Purely on the basis of logic, if the birth certificate is not acceptable then my passport which was given me based on the birth certificate should not be admissible. If the existing voters cards are inadmissible as IDs to register to vote, then the current occupants of the Jubilee House and Parliament are there by virtue of a flawed voters register! They are therefore products of a flaw or fraud. I do not claim infallibility and so I leave it to history to judge…
As a citizen with only two years shy of the proverbial three score and ten, a media prison graduate and probably older than some of the members of the Supreme Court, I think I am entitled to agree or disagree with them publically. Their ruling, giving carte blanche to the EC’s wishes, to me, cannot be in the overall interest of Ghanaian voters, because many citizens would not be able to vote in this year’s elections.

Every vote counts
The electoral process is of paramount relevance to the integrity of our republic – indeed, it is the bedrock of our democracy. If a court must err, it must err on the side of our electoral system making it absolutely possible for every eligible citizen to vote. The “powers” of the agency charged with organizing elections must in no way be allowed to supersede the sacred right of the citizen to vote. It is because of the citizen that we have such an agency, enjoying massive appropriations from the public purse. In other words, the agency is subservient to the citizen’s right – some even say duty – to vote. The sayings that “every vote counts” and “one vote can make the difference” attest to that…

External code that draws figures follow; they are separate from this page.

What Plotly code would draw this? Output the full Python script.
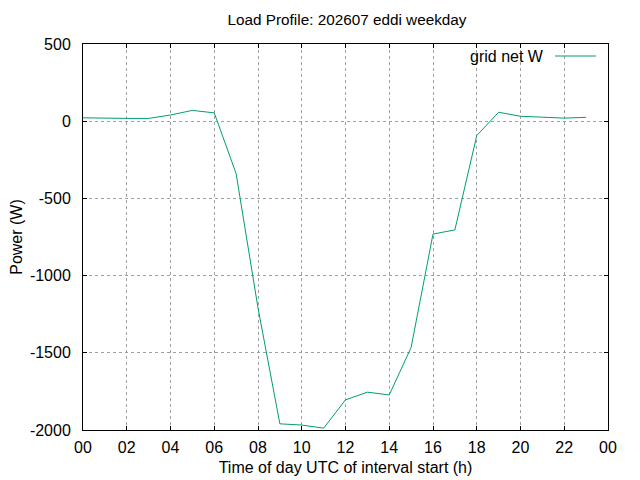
import plotly.graph_objects as go

# hourly grid power, weekday profile
hours = list(range(24))
grid_net_w = [22, 18, 18, 18, 40, 70, 54, -340, -1210, -1960, -1968, -1988,
              -1805, -1755, -1773, -1465, -731, -704, -93, 58, 32, 26, 20, 25]
xtick_vals = list(range(0, 25, 2))
xtick_text = ['%02d' % (h % 24) for h in xtick_vals]
ytick_vals = [-2000, -1500, -1000, -500, 0, 500]
ytick_text = [str(v) for v in ytick_vals]  # plain hyphen like gnuplot

FONT = 'Liberation Sans, Arial, sans-serif'
LINE_COL = '#009e73'
FS = 16
OFF = 8  # page body margin in the browser

# plot box in page pixels (gnuplot-like)
L, T, PR, PB = 83, 44, 608, 430
w_plot = PR - L
h_plot = PB - T

fig = go.Figure()
fig.add_trace(go.Scatter(x=hours, y=grid_net_w, mode='lines', name='grid net W',
                         line=dict(color=LINE_COL, width=1), showlegend=False))

axis_common = dict(showline=True, linecolor='black', linewidth=1, mirror='ticks',
                   ticks='inside', ticklen=4, tickcolor='black', automargin=False,
                   showgrid=True, gridcolor='#a0a0a0', griddash='dot', gridwidth=1,
                   zeroline=False, tickfont=dict(size=FS, color='black'))

fig.update_xaxes(range=[0, 24], tickvals=xtick_vals, ticktext=xtick_text,
                 ticklabelstandoff=3,
                 title=dict(text='Time of day UTC of interval start (h)', standoff=6,
                            font=dict(size=FS)), **axis_common)
fig.update_yaxes(range=[-2000, 500], tickvals=ytick_vals, ticktext=ytick_text,
                 ticklabelstandoff=8,
                 title=dict(text='Power (W)', standoff=12, font=dict(size=FS)),
                 **axis_common)

fig.update_layout(
    width=640, height=480,
    margin=dict(l=L - OFF, r=640 - (L - OFF) - w_plot, t=T - OFF,
                b=480 - (PB - OFF)),
    paper_bgcolor='white', plot_bgcolor='white',
    font=dict(family=FONT, color='black', size=FS),
    title=dict(text='Load Profile: 202607 eddi weekday', x=(347 - OFF) / 640,
               xanchor='center', y=1 - (20 - OFF) / 480, yanchor='middle',
               font=dict(size=15.3), automargin=False),
)

# gnuplot-style key: text then line sample on the right
key_y = 1 - (56 - T) / h_plot
fig.add_annotation(x=(546 - L) / w_plot, y=key_y, xref='x domain', yref='y domain',
                   text='grid net W', showarrow=False, xanchor='right',
                   yanchor='middle', font=dict(size=FS))
fig.add_shape(type='line', xref='x domain', yref='y domain',
              x0=(555 - L) / w_plot, x1=(596 - L) / w_plot, y0=key_y, y1=key_y,
              line=dict(color=LINE_COL, width=1))

fig.write_html('out.html')
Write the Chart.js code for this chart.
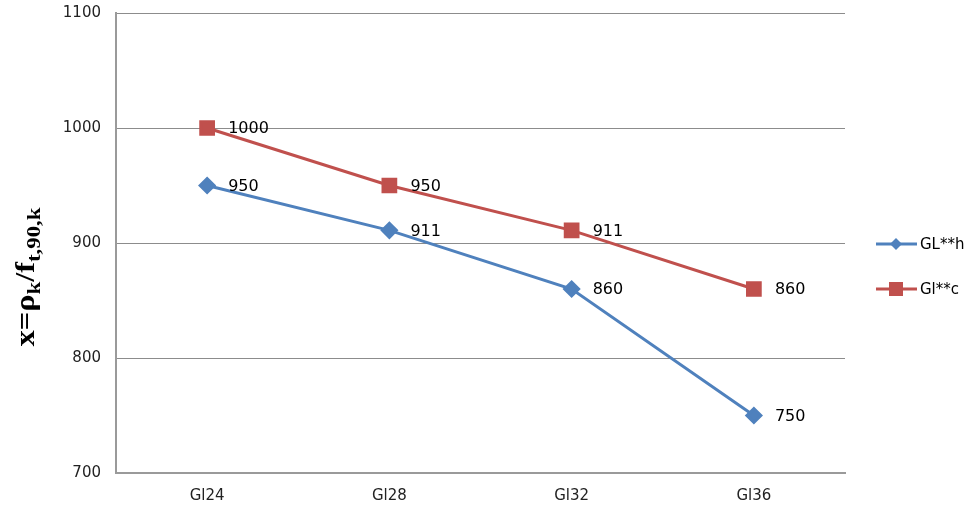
<!DOCTYPE html>
<html>
<head>
<meta charset="utf-8">
<script src="https://cdn.jsdelivr.net/npm/chart.js@4/dist/chart.umd.min.js"></script>
<style>
  html, body { margin: 0; padding: 0; background: #fff; }
  #wrap { width: 980px; height: 519px; position: relative; }
</style>
</head>
<body>
<div id="wrap"><canvas id="chart"></canvas></div>
<script>
// chart data
const categories = ['Gl24', 'Gl28', 'Gl32', 'Gl36'];
const seriesNames = ['GL**h', 'Gl**c'];
const valuesH = [950, 911, 860, 750];
const valuesC = [1000, 950, 911, 860];
const yTicks = [700, 800, 900, 1000, 1100];

const blue = '#4F81BD';
const red = '#C0504D';

// value labels to the right of each point
const pointLabels = {
  id: 'pointLabels',
  afterDatasetsDraw(chart) {
    const ctx = chart.ctx;
    ctx.save();
    ctx.font = '16px "DejaVu Sans", Verdana, sans-serif';
    ctx.fillStyle = '#000';
    ctx.textAlign = 'left';
    ctx.textBaseline = 'middle';
    chart.data.datasets.forEach((ds, i) => {
      chart.getDatasetMeta(i).data.forEach((pt, j) => {
        ctx.fillText(String(ds.data[j]), pt.x + 21, pt.y + 1);
      });
    });
    ctx.restore();
  }
};

// rotated y axis title with subscripts
const yTitle = {
  id: 'yTitle',
  afterDraw(chart) {
    const ctx = chart.ctx;
    const parts = [
      { t: 'x=ρ', big: true },
      { t: 'k', big: false },
      { t: '/f', big: true },
      { t: 't,90,k', big: false }
    ];
    const bigFont = 'bold 27px "Liberation Serif", "Times New Roman", serif';
    const smallFont = 'bold 19px "Liberation Serif", "Times New Roman", serif';
    ctx.save();
    let total = 0;
    parts.forEach(p => {
      ctx.font = p.big ? bigFont : smallFont;
      p.w = ctx.measureText(p.t).width;
      total += p.w;
    });
    ctx.translate(34, 277);
    ctx.rotate(-Math.PI / 2);
    ctx.scale(139 / total, 1);
    ctx.fillStyle = '#000';
    ctx.textBaseline = 'alphabetic';
    let x = -total / 2;
    parts.forEach(p => {
      ctx.font = p.big ? bigFont : smallFont;
      ctx.fillText(p.t, x, p.big ? 0 : 6);
      x += p.w;
    });
    ctx.restore();
  }
};

// legend on the right, line with marker
const sideLegend = {
  id: 'sideLegend',
  afterDraw(chart) {
    const ctx = chart.ctx;
    const items = [
      { name: seriesNames[0], color: blue, shape: 'diamond', y: 244 },
      { name: seriesNames[1], color: red, shape: 'square', y: 289 }
    ];
    ctx.save();
    items.forEach(it => {
      ctx.strokeStyle = it.color;
      ctx.lineWidth = 3;
      ctx.beginPath();
      ctx.moveTo(876, it.y);
      ctx.lineTo(917, it.y);
      ctx.stroke();
      ctx.fillStyle = it.color;
      if (it.shape === 'diamond') {
        ctx.beginPath();
        ctx.moveTo(896, it.y - 6);
        ctx.lineTo(902, it.y);
        ctx.lineTo(896, it.y + 6);
        ctx.lineTo(890, it.y);
        ctx.closePath();
        ctx.fill();
      } else {
        ctx.fillRect(889, it.y - 7, 14, 14);
      }
      ctx.fillStyle = '#000';
      ctx.font = '15px "DejaVu Sans", Verdana, sans-serif';
      ctx.textAlign = 'left';
      ctx.textBaseline = 'middle';
      ctx.fillText(it.name, 920, it.y + 1);
    });
    ctx.restore();
  }
};

new Chart(document.getElementById('chart'), {
  type: 'line',
  data: {
    labels: categories,
    datasets: [
      {
        label: seriesNames[0],
        data: valuesH,
        borderColor: blue,
        backgroundColor: blue,
        borderWidth: 3,
        pointStyle: 'rectRot',
        pointRadius: 7,
        pointHoverRadius: 7,
        tension: 0
      },
      {
        label: seriesNames[1],
        data: valuesC,
        borderColor: red,
        backgroundColor: red,
        borderWidth: 3,
        pointStyle: 'rect',
        pointRadius: 9,
        pointHoverRadius: 9,
        tension: 0
      }
    ]
  },
  options: {
    responsive: true,
    maintainAspectRatio: false,
    animation: false,
    layout: { padding: { left: 0, right: 135, top: 13, bottom: 0 } },
    plugins: {
      legend: { display: false },
      tooltip: { enabled: false }
    },
    scales: {
      x: {
        offset: true,
        grid: { display: false, drawTicks: false },
        border: { display: true, color: '#9a9a9a', width: 2 },
        ticks: {
          color: '#222',
          font: { family: '"DejaVu Sans", Verdana, sans-serif', size: 15 },
          padding: 14
        },
        afterFit: s => { s.height = 46; }
      },
      y: {
        min: 700,
        max: 1100,
        afterBuildTicks: s => { s.ticks = yTicks.map(v => ({ value: v })); },
        grid: { color: '#8c8c8c', lineWidth: 1, drawTicks: false },
        border: { display: true, color: '#9a9a9a', width: 2 },
        ticks: {
          color: '#222',
          font: { family: '"DejaVu Sans", Verdana, sans-serif', size: 15 },
          padding: 15,
          callback: v => String(v)
        },
        afterFit: s => { s.width = 116; s.paddingTop = 0; s.paddingBottom = 0; }
      }
    }
  },
  plugins: [pointLabels, yTitle, sideLegend]
});
</script>
</body>
</html>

I know that better equipped legal minds, like Professor Kweku Asare are making more cogent legal and commonsensical arguments against the SC and EC, but do these lay words of mine constitute contempt deserving of “pornishment”? Well then, my wrists are outstretched for the handcuffs…

I have written this memoriam purely from my angle. I know there are many other players in the first part of this narration (22 years ago) who would no doubt tell their stories after their own fashion.